▶ [REQUIREMENTS]:
Find and return each line containing "code".

▶ [RECORDS SHOWN]:
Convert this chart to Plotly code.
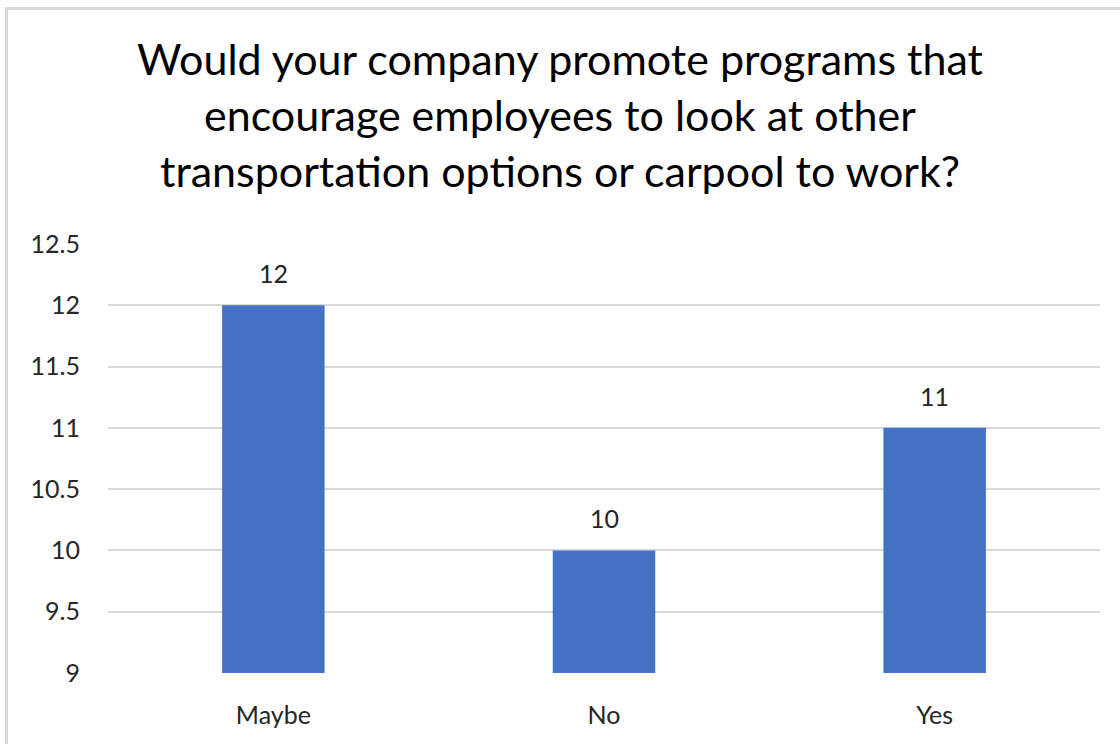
...
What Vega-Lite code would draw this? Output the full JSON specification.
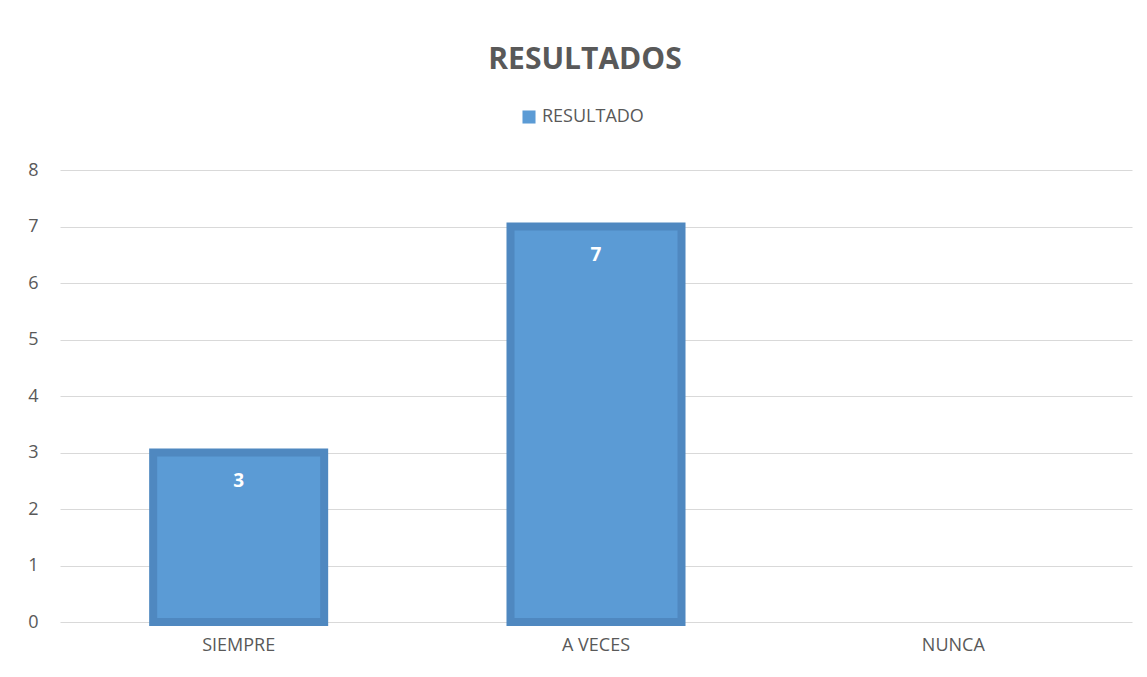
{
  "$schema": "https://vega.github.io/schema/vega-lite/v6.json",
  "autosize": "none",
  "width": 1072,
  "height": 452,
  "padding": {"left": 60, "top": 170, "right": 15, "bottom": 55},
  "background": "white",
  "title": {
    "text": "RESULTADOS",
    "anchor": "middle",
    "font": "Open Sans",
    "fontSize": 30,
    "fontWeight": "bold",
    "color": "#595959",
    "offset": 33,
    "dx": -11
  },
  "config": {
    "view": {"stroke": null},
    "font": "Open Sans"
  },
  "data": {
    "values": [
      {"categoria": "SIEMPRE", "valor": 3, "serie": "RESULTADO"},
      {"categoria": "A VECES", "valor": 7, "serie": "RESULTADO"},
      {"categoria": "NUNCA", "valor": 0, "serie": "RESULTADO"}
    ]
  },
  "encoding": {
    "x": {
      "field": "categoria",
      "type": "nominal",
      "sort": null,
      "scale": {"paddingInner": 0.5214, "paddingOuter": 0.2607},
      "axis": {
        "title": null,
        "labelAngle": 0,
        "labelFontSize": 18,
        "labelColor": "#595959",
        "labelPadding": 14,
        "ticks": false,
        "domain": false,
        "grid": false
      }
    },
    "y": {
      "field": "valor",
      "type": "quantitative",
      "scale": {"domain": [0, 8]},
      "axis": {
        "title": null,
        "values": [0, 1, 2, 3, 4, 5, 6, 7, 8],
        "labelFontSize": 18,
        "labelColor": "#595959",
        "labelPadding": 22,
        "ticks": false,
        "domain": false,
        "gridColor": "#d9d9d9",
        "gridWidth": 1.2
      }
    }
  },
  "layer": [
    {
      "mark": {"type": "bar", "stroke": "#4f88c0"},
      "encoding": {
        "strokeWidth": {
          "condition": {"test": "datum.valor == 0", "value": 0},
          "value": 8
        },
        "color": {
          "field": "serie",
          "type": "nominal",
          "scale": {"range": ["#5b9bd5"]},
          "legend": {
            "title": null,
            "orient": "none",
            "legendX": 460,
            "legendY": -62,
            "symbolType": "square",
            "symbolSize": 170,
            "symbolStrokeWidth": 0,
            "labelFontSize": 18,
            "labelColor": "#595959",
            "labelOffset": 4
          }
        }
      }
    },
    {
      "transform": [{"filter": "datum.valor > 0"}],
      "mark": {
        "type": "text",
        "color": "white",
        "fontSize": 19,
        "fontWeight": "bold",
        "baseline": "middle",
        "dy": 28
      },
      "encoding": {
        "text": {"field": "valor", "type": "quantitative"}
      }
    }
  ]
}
--
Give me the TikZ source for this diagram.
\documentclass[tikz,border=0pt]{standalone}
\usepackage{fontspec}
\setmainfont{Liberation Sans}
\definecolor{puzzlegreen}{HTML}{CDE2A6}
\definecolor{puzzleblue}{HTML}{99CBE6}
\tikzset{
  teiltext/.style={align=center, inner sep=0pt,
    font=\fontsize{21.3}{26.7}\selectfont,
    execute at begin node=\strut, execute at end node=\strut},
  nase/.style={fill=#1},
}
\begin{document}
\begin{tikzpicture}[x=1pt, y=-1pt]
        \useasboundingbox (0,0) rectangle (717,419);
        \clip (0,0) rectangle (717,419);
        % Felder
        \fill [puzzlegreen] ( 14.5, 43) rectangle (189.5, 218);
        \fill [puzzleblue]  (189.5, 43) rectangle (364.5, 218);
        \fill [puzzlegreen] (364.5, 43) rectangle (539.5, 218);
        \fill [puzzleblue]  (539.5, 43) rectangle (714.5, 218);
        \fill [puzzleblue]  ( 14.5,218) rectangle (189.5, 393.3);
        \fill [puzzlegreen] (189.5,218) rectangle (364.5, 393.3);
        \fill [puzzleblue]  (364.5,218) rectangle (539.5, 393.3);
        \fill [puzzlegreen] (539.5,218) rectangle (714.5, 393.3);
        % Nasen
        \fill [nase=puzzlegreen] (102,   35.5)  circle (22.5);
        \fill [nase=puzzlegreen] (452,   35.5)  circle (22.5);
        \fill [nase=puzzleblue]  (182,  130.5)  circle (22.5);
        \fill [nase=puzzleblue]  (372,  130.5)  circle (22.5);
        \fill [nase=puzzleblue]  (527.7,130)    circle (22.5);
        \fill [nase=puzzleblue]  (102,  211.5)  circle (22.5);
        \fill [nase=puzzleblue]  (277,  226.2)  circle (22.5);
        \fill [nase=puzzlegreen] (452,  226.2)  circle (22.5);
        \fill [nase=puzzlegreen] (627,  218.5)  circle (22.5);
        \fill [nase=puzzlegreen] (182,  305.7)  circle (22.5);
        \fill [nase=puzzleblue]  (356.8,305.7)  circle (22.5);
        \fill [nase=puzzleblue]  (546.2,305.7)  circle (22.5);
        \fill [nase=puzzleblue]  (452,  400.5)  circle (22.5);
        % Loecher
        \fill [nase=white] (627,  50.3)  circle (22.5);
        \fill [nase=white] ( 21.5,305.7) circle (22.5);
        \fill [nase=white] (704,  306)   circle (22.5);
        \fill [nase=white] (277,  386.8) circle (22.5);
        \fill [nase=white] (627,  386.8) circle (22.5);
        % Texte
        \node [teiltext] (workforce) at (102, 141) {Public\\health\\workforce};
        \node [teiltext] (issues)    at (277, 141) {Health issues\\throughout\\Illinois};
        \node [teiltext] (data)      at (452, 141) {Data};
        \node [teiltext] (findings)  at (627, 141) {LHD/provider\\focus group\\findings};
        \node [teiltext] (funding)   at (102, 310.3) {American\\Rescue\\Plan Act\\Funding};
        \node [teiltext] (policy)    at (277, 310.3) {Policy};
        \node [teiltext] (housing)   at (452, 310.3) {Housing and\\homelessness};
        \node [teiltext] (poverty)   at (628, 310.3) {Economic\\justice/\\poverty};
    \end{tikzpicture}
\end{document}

▶ [RESULT]:
Convert this chart to Plotly code.
What Vega-Lite code would draw this? Output the full JSON specification.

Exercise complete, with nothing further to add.